=== Available data ===

::::::::::

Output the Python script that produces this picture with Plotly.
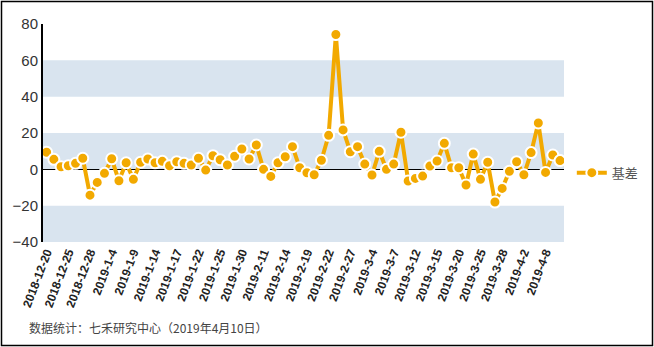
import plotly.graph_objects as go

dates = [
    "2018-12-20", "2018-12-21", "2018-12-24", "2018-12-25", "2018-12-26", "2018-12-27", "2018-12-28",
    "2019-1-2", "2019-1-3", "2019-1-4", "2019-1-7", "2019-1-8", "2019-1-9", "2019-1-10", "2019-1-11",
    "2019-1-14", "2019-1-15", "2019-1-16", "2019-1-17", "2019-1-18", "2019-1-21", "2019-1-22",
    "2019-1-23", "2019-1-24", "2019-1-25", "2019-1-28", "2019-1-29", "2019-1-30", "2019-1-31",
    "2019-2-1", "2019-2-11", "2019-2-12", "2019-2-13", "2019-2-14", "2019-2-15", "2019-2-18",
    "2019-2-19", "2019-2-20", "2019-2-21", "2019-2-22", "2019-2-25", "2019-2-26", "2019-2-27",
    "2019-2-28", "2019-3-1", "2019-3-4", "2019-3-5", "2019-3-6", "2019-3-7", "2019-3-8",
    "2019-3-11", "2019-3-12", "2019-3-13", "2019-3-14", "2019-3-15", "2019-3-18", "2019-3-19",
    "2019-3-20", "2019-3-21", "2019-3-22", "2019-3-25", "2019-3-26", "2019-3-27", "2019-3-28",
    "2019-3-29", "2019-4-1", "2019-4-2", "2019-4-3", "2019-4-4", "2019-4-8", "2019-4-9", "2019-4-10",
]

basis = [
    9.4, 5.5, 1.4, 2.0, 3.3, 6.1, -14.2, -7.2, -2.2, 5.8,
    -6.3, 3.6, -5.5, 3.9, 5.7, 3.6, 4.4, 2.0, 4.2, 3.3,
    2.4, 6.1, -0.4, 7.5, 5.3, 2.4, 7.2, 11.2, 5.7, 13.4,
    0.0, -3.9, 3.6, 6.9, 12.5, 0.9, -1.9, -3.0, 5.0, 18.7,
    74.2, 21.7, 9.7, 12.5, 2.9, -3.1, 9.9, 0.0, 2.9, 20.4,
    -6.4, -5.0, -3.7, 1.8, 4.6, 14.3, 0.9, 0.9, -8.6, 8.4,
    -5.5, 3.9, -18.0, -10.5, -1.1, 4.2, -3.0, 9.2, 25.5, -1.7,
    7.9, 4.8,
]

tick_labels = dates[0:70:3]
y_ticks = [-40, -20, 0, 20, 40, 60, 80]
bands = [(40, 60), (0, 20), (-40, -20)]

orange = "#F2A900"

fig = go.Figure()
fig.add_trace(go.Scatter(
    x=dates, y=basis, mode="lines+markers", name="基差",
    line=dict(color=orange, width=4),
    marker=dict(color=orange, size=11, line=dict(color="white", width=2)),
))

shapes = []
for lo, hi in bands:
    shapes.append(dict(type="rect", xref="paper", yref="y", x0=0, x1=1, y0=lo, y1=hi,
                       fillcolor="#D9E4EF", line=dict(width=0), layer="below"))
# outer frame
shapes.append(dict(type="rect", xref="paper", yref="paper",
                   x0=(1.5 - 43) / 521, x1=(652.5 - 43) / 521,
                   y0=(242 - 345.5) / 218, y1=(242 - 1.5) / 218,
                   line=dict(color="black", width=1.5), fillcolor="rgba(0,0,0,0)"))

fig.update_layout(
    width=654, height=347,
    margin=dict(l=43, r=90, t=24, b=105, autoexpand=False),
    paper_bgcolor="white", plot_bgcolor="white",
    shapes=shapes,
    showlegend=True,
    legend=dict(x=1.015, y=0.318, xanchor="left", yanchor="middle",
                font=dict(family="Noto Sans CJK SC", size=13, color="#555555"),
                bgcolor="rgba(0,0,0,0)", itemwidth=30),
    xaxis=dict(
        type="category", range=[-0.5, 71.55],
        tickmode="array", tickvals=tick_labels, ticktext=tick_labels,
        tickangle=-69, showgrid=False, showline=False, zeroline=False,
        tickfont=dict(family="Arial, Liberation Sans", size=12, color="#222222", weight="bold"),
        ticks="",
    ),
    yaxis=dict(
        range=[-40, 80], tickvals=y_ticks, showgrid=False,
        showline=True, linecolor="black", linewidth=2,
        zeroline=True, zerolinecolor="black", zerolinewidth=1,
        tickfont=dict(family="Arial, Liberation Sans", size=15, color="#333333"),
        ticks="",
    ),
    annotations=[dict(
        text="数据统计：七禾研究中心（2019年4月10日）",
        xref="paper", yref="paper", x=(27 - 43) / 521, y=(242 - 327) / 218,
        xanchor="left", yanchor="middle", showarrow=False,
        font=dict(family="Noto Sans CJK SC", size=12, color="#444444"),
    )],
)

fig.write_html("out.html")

::::::::::

=== Task prompt ===
Restate the whole listing above exactly, please, omitting every image.

=== Output for this task ===
Output the Python script that produces this picture with Plotly.
import plotly.graph_objects as go

dates = [
    "2018-12-20", "2018-12-21", "2018-12-24", "2018-12-25", "2018-12-26", "2018-12-27", "2018-12-28",
    "2019-1-2", "2019-1-3", "2019-1-4", "2019-1-7", "2019-1-8", "2019-1-9", "2019-1-10", "2019-1-11",
    "2019-1-14", "2019-1-15", "2019-1-16", "2019-1-17", "2019-1-18", "2019-1-21", "2019-1-22",
    "2019-1-23", "2019-1-24", "2019-1-25", "2019-1-28", "2019-1-29", "2019-1-30", "2019-1-31",
    "2019-2-1", "2019-2-11", "2019-2-12", "2019-2-13", "2019-2-14", "2019-2-15", "2019-2-18",
    "2019-2-19", "2019-2-20", "2019-2-21", "2019-2-22", "2019-2-25", "2019-2-26", "2019-2-27",
    "2019-2-28", "2019-3-1", "2019-3-4", "2019-3-5", "2019-3-6", "2019-3-7", "2019-3-8",
    "2019-3-11", "2019-3-12", "2019-3-13", "2019-3-14", "2019-3-15", "2019-3-18", "2019-3-19",
    "2019-3-20", "2019-3-21", "2019-3-22", "2019-3-25", "2019-3-26", "2019-3-27", "2019-3-28",
    "2019-3-29", "2019-4-1", "2019-4-2", "2019-4-3", "2019-4-4", "2019-4-8", "2019-4-9", "2019-4-10",
]

basis = [
    9.4, 5.5, 1.4, 2.0, 3.3, 6.1, -14.2, -7.2, -2.2, 5.8,
    -6.3, 3.6, -5.5, 3.9, 5.7, 3.6, 4.4, 2.0, 4.2, 3.3,
    2.4, 6.1, -0.4, 7.5, 5.3, 2.4, 7.2, 11.2, 5.7, 13.4,
    0.0, -3.9, 3.6, 6.9, 12.5, 0.9, -1.9, -3.0, 5.0, 18.7,
    74.2, 21.7, 9.7, 12.5, 2.9, -3.1, 9.9, 0.0, 2.9, 20.4,
    -6.4, -5.0, -3.7, 1.8, 4.6, 14.3, 0.9, 0.9, -8.6, 8.4,
    -5.5, 3.9, -18.0, -10.5, -1.1, 4.2, -3.0, 9.2, 25.5, -1.7,
    7.9, 4.8,
]

tick_labels = dates[0:70:3]
y_ticks = [-40, -20, 0, 20, 40, 60, 80]
bands = [(40, 60), (0, 20), (-40, -20)]

orange = "#F2A900"

fig = go.Figure()
fig.add_trace(go.Scatter(
    x=dates, y=basis, mode="lines+markers", name="基差",
    line=dict(color=orange, width=4),
    marker=dict(color=orange, size=11, line=dict(color="white", width=2)),
))

shapes = []
for lo, hi in bands:
    shapes.append(dict(type="rect", xref="paper", yref="y", x0=0, x1=1, y0=lo, y1=hi,
                       fillcolor="#D9E4EF", line=dict(width=0), layer="below"))
# outer frame
shapes.append(dict(type="rect", xref="paper", yref="paper",
                   x0=(1.5 - 43) / 521, x1=(652.5 - 43) / 521,
                   y0=(242 - 345.5) / 218, y1=(242 - 1.5) / 218,
                   line=dict(color="black", width=1.5), fillcolor="rgba(0,0,0,0)"))

fig.update_layout(
    width=654, height=347,
    margin=dict(l=43, r=90, t=24, b=105, autoexpand=False),
    paper_bgcolor="white", plot_bgcolor="white",
    shapes=shapes,
    showlegend=True,
    legend=dict(x=1.015, y=0.318, xanchor="left", yanchor="middle",
                font=dict(family="Noto Sans CJK SC", size=13, color="#555555"),
                bgcolor="rgba(0,0,0,0)", itemwidth=30),
    xaxis=dict(
        type="category", range=[-0.5, 71.55],
        tickmode="array", tickvals=tick_labels, ticktext=tick_labels,
        tickangle=-69, showgrid=False, showline=False, zeroline=False,
        tickfont=dict(family="Arial, Liberation Sans", size=12, color="#222222", weight="bold"),
        ticks="",
    ),
    yaxis=dict(
        range=[-40, 80], tickvals=y_ticks, showgrid=False,
        showline=True, linecolor="black", linewidth=2,
        zeroline=True, zerolinecolor="black", zerolinewidth=1,
        tickfont=dict(family="Arial, Liberation Sans", size=15, color="#333333"),
        ticks="",
    ),
    annotations=[dict(
        text="数据统计：七禾研究中心（2019年4月10日）",
        xref="paper", yref="paper", x=(27 - 43) / 521, y=(242 - 327) / 218,
        xanchor="left", yanchor="middle", showarrow=False,
        font=dict(family="Noto Sans CJK SC", size=12, color="#444444"),
    )],
)

fig.write_html("out.html")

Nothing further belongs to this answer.